• İstanbul 14 °C
  • Ankara 15 °C

ŞEHİR ARAŞTIRMALARINDA MÜKERRER YANLIŞLAR ÜZERİNE

M. Ali ABAKAY

Şehir araştırmalarımız kapsamında seksen bir ili, aynı çatı etrafında buluşturma çalışmamızda görülen en büyük eksikliklerden biri, şehre dair araştırmalarda bulunanların kaynaklara ulaşım güçlüğüdür. Gerek şehir konulu eserler yayınlayan yerel yönetimlerle mülkî idarelerin gerekse yayınevlerinin kitaplarına ulaşım zorluğu, araştırmacının önünde engeldir.

Bir şehri gereği gibi ele almak, yayınlanmış konuyla ilgili eserlere ulaşmak, yeni bir eseri farkındalık oluşturmak için okura sunmak, araştırmacının hayalini gerçekleştirmesidir, aynı zamanda. Bazen yüzü aşkın eseri okuyan, o eserlerin işlendiği mekâna dair yerinde gözlemler yapan, mekânları dolaşan, gezen, dağı-taşı gözü kapalı bilen Araştırmacı, Şehir Araştırmacısı eli böğründe, çaresizlikler içinde kalabiliyor.

Şehir Araştırmacısı,  ilgilendiği konuya dair araştırmalarında birbirini tekzip eden eserler arasında tercih yapmakta zorlanıyor. Akademik yayınlarla diğer yayınlar arasındaki med-cezirler, araştırmacının eserinde karşılaştırma yapmak yoluyla bir noktaya gelmesini sağlıyorsa bile, tarihe dair konularda bunu gereği gibi yapma oldukça güçtür.

Mimarî yapılarda belirtilenler arasındaki zıtlık-tezat-çelişki, araştırmacının rahatlıkla kaynakları kullanmasının önünde engel teşkil ederek, belirtilmesi gereken araştırma sonuçlarının muğlakta olmasına zemin hazırlamaktadır.

Yeterince araştırmadan, kaynaklara gelişigüzel ulaşanların sorgulama zahmetine girmemiş olması, okur nezdinde yazılı olanların doğru kabul edilmesi, araştırma konulu eserlerin masa başı hazırlanması, önü alınamaz fahiş hatalara sebebiyet vermekte ve sonuçta doğru bilinen birçok yanlışın eleştirisiz kabul edilmesini sağlamaktadır.

Bulunduğumuz ile dair yaptığımız şehir araştırmalarında gördüğümüz kadarıyla şehir merkezinde bir kalenin mevcudiyeti ortada iken, kale burçlarının on altısı kale olarak kayıtlara geçmiş ve bu yanlışlık birçok kitaba yansımıştı.

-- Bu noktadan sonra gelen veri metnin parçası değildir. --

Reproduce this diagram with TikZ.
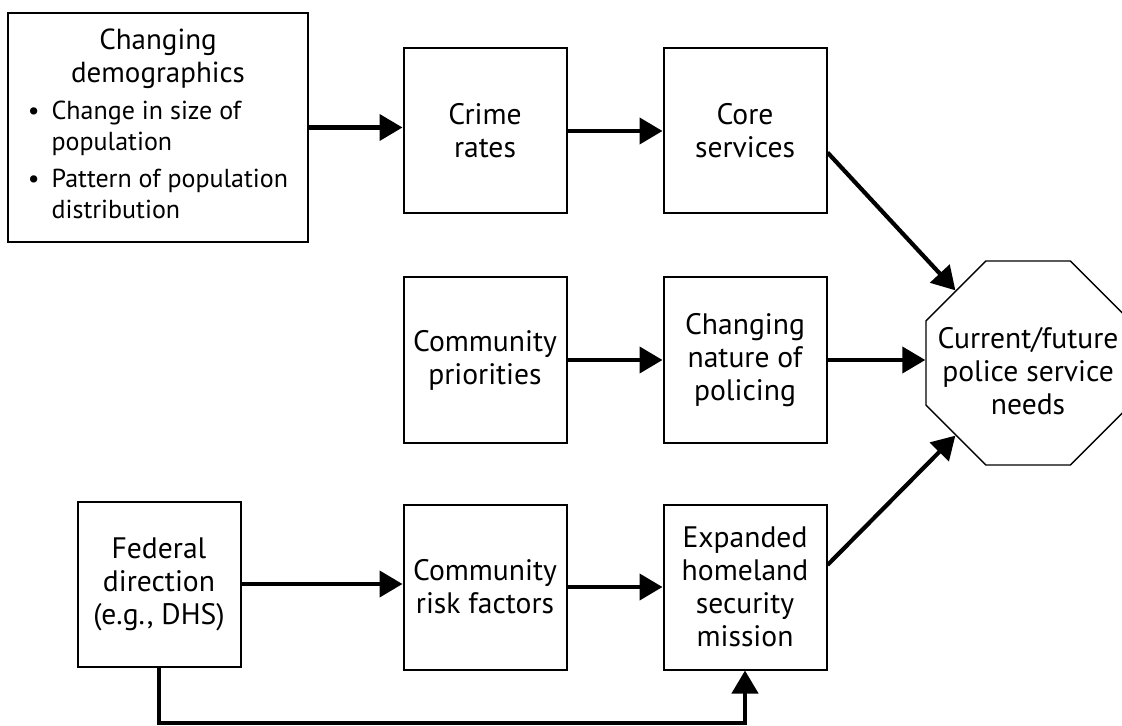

Bulunduğumuz ille alakalı bir kitapta on altı kale arasında sayılan burcun yaptıranı, 1091-1092 Yılında öldüğü sabit iken, burcun yapım tarihi 1286 olarak belirtilmişti.

Bu iki basit misalden yola çıkıldığında bir yanlışın önünün alınmasının ne denli zor olduğunu ifade etmeye gerek var mı?

Sanal ortamdan devşirilen bilgilere dayanılarak hazırlanan kimi gezi kitaplarında Diyarbakır’da Dicle Nehri’nin yerine Fırat Nehri’nin yazıldığını, Esfel Bahçeleri’nin olduğu alana yayla denildiğini söylememize rağmen değişen durumun olmadığını belirtelim.

“UNESCO” adlı BM alt kuruluşu-organı-komisyonu olan kuruluşa sunulan ve “Diyarbakır Kalesi-Esfel Bahçeleri “ şeklinde kabul edilen projenin resmiyette ismi, “Diyarbakır Surları ve Hevsel Bahçeleri” olarak geçmiştir.

Surların hükmünün kale yanında ne kıymeti vardır?  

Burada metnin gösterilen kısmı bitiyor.